* [Stated goal]:
Return the first line, the line containing "const xMinorTicks = [537, 535, 533, 531, 529, 527];", and every line between them, exactly as they stand.

** Start Given material **

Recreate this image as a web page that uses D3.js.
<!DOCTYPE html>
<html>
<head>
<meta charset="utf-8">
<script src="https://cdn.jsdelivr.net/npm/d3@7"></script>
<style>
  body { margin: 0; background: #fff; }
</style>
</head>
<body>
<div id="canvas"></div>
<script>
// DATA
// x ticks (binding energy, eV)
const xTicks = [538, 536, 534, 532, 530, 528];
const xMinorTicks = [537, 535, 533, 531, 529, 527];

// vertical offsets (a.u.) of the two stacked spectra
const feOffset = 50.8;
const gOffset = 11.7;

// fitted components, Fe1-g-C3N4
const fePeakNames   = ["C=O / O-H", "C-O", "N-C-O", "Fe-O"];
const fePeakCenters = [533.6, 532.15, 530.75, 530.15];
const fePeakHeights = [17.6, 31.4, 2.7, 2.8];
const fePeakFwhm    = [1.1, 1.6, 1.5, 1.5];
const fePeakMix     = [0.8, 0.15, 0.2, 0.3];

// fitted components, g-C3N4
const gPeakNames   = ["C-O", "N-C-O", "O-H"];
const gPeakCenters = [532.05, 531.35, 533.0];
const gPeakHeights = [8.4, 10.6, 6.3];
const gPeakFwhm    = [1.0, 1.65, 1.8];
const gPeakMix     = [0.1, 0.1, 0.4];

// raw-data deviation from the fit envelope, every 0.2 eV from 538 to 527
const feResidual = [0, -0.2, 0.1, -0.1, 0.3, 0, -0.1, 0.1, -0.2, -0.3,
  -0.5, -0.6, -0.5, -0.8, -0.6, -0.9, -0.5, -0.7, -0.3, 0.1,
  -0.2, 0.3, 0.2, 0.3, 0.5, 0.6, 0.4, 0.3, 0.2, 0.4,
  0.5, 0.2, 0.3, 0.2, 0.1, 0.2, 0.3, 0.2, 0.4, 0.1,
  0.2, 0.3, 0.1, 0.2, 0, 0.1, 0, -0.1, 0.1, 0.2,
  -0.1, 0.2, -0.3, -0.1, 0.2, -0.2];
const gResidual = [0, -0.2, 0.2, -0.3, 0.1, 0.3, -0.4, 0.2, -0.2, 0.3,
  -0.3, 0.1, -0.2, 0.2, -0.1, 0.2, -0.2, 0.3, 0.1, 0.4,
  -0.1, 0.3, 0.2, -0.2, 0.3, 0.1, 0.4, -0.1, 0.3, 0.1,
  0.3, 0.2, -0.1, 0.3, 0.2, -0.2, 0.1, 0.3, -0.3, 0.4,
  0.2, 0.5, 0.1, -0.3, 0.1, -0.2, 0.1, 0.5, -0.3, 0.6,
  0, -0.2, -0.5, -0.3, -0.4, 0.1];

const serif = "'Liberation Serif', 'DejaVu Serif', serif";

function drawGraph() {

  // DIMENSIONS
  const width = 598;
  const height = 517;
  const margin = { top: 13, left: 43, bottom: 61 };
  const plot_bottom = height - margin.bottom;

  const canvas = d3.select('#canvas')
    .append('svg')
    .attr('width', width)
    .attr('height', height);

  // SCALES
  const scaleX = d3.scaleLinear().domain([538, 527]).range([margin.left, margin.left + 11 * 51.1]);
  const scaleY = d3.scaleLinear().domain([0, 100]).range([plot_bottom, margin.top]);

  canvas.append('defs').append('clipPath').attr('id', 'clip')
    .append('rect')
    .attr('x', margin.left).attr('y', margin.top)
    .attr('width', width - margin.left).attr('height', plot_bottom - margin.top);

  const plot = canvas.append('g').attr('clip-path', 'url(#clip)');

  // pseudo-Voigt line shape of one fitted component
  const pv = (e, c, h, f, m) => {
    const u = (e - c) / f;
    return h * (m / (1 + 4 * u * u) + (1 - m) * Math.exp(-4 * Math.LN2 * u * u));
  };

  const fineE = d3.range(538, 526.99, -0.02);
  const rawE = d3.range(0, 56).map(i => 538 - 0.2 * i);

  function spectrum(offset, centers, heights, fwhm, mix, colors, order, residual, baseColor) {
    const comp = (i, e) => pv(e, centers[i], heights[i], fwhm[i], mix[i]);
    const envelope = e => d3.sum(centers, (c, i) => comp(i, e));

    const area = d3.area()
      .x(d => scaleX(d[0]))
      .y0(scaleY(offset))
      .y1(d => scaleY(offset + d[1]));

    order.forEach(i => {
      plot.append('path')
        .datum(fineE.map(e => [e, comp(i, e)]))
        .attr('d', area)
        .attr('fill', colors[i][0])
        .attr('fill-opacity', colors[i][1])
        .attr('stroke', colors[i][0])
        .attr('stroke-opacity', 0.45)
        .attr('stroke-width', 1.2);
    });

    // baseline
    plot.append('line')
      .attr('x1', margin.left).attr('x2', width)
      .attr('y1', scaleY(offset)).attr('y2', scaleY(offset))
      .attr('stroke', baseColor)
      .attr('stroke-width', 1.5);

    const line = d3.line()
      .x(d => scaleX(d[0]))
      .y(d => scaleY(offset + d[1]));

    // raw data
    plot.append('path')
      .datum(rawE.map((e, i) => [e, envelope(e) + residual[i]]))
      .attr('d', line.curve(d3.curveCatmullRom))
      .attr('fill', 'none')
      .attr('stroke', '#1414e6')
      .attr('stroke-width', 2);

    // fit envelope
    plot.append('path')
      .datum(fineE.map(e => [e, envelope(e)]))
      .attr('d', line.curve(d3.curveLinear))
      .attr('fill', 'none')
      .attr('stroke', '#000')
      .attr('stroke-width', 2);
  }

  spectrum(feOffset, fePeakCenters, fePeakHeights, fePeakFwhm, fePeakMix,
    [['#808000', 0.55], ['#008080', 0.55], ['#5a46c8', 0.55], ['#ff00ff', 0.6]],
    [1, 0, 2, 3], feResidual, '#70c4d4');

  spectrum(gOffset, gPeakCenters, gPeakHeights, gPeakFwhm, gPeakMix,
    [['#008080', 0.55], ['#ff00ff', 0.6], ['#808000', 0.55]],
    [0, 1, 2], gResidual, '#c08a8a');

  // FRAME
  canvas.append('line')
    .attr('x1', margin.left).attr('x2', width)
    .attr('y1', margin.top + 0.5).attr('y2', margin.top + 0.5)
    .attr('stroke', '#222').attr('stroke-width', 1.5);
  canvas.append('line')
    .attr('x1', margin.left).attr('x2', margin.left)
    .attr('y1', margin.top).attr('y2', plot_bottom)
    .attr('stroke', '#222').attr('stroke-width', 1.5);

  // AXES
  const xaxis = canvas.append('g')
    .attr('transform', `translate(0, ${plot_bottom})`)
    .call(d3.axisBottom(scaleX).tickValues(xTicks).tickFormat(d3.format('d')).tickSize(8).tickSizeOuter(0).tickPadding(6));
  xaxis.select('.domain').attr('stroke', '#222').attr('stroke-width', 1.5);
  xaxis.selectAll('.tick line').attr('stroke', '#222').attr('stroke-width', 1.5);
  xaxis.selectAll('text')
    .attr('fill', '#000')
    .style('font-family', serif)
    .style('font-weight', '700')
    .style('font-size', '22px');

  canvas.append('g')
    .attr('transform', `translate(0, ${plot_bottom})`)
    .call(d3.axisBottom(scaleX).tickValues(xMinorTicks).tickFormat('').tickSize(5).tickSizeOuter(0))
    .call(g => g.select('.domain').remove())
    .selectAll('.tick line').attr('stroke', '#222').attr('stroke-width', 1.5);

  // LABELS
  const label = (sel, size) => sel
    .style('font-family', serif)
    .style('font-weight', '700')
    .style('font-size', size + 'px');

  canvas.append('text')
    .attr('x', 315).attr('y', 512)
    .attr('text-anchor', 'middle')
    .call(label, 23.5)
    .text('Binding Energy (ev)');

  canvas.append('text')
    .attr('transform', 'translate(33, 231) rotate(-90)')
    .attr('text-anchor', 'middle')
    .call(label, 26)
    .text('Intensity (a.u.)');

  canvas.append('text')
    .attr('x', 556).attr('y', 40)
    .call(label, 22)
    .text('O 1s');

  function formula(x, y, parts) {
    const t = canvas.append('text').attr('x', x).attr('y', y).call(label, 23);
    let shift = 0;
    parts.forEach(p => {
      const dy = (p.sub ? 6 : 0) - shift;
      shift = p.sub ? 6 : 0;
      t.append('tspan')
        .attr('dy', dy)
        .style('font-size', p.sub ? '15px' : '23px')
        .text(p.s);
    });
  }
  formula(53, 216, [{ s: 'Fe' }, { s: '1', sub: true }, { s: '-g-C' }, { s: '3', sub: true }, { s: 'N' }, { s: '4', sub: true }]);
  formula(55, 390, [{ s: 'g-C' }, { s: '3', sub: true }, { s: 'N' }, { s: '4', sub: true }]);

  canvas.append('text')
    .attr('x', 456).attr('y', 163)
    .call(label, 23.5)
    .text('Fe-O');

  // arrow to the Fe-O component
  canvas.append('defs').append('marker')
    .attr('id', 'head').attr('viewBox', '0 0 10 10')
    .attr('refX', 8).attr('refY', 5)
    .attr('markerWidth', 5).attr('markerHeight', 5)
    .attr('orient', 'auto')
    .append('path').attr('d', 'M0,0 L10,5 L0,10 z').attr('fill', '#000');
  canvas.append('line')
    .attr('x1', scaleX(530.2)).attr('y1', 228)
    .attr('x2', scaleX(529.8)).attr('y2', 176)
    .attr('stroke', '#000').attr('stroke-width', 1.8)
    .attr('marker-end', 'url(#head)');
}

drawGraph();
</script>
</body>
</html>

** End Given material **

* [Task output]:
Recreate this image as a web page that uses D3.js.
<!DOCTYPE html>
<html>
<head>
<meta charset="utf-8">
<script src="https://cdn.jsdelivr.net/npm/d3@7"></script>
<style>
  body { margin: 0; background: #fff; }
</style>
</head>
<body>
<div id="canvas"></div>
<script>
// DATA
// x ticks (binding energy, eV)
const xTicks = [538, 536, 534, 532, 530, 528];
const xMinorTicks = [537, 535, 533, 531, 529, 527];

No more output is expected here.